Polish inflation probably slowed in June from the highest in almost a decade, easing pressure on the central bank to raise interest rates for a fifth time this year.
Consumer prices rose 4.8 percent from a year earlier, compared with 5 percent in May, according to the median estimate of 29 economists surveyed by Bloomberg News. Prices probably advanced 0.1 percent on the month. The Central Statistical Office will release the data at 2 p.m. today in Warsaw.
The figures support the central bank’s forecast that four interest rate increases earlier this year will be enough to slow consumer-price growth to the 2.5 percent target. Policy makers left the benchmark at 4.5 percent last week, saying they may raise rates again if prospects for meeting the goal worsen.
Inflation may have slowed because of “a deep decline in fuel prices as well as summer sales of clothes,” said Marcin Mrowiec, chief economist at Bank Pekao SA. The central bank may boost rates in September because “prices may rise again in coming months,” he said.
The central bank-led Monetary Policy Council holds its next rate meeting Sept. 6-7.
Crude oil prices fell 7.2 percent in June, paring their 12- month gain to 26 percent. Energy costs may drop further after the German newspaper Die Welt said this week that the European Central Bank wants to expand assistance to Italy, heightening speculation Europe’s sovereign-debt crisis will curb economic growth and demand for commodities.
“Further decline in external demand and commodities prices may prevent policy makers from raising interest rates for another month,” Mrowiec said.
East Europe Peers
Hungary’s central bank has kept its main rain at 6 percent since increases in November, December and January. Czech policy makers have kept their benchmark at 0.75 percent since May 2010.
Investors on the derivatives market expect another half percentage-point of rate increases this year. Six-month forward- rate agreements are trading 48 basis points above the three- month Warsaw interbank offered rate, down from 64 before the June rate increase, according to data compiled by Bloomberg.

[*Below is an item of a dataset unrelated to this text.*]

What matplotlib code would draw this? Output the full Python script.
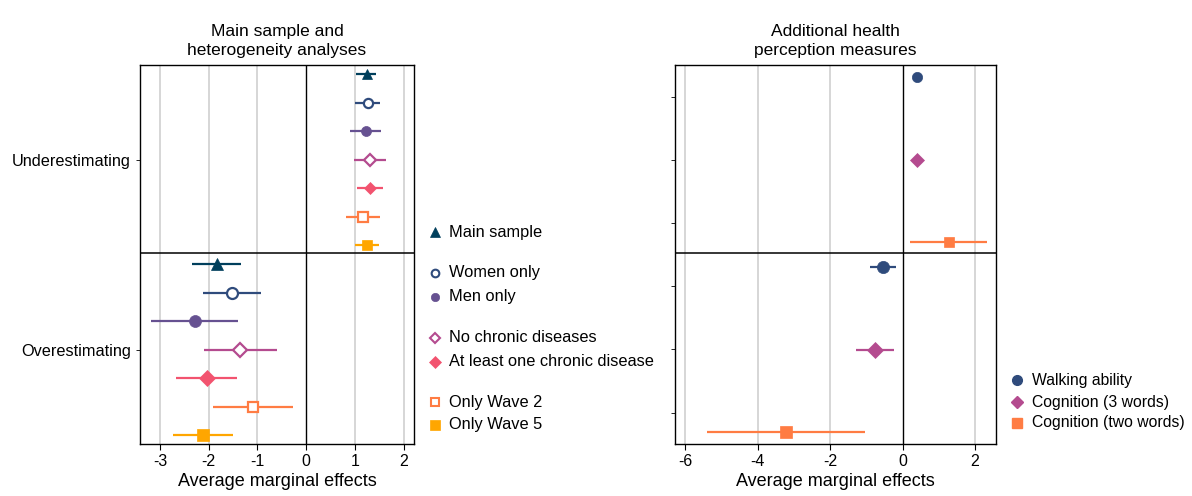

The zloty weakened to 4.0326 per euro at 8:50 a.m. in Warsaw from 4.0296 late yesterday, falling for the sixth day in seven. The yield on two-year bonds rose to 4.87 percent in Warsaw, near a one-month high, from 4.84 percent yesterday.
Price growth probably peaked in May, when it reached the highest since August 2001, according to the Finance Ministry and central bank. Inflation will stay at “an elevated level” in the coming months, slowing to 4 percent at the end of the year, according to a central bank report published July 11.
The inflation rate fell for the first time in seven months in June. It will drop to 2.7 percent next year and 2.4 percent in 2013 as economic growth lags behind earlier predictions, the central bank said. Gross domestic product will expand 2.9 percent in 2013, down from a March projection of 3.1 percent, according to the report.
The bank’s forecast for a 4 percent inflation rate by Dec. 31 “supports a scenario of no rate increases through year-end, providing interest rates in the European Union are unchanged,” said Lukasz Tarnawa, chief economist at PKO Bank Polski SA. Price growth above 4 percent would trigger a quarter percentage- point increase, most likely in November, he said.
The European Central Bank raised its benchmark to 1.5 percent this week in its second quarter percentage-point increase since April.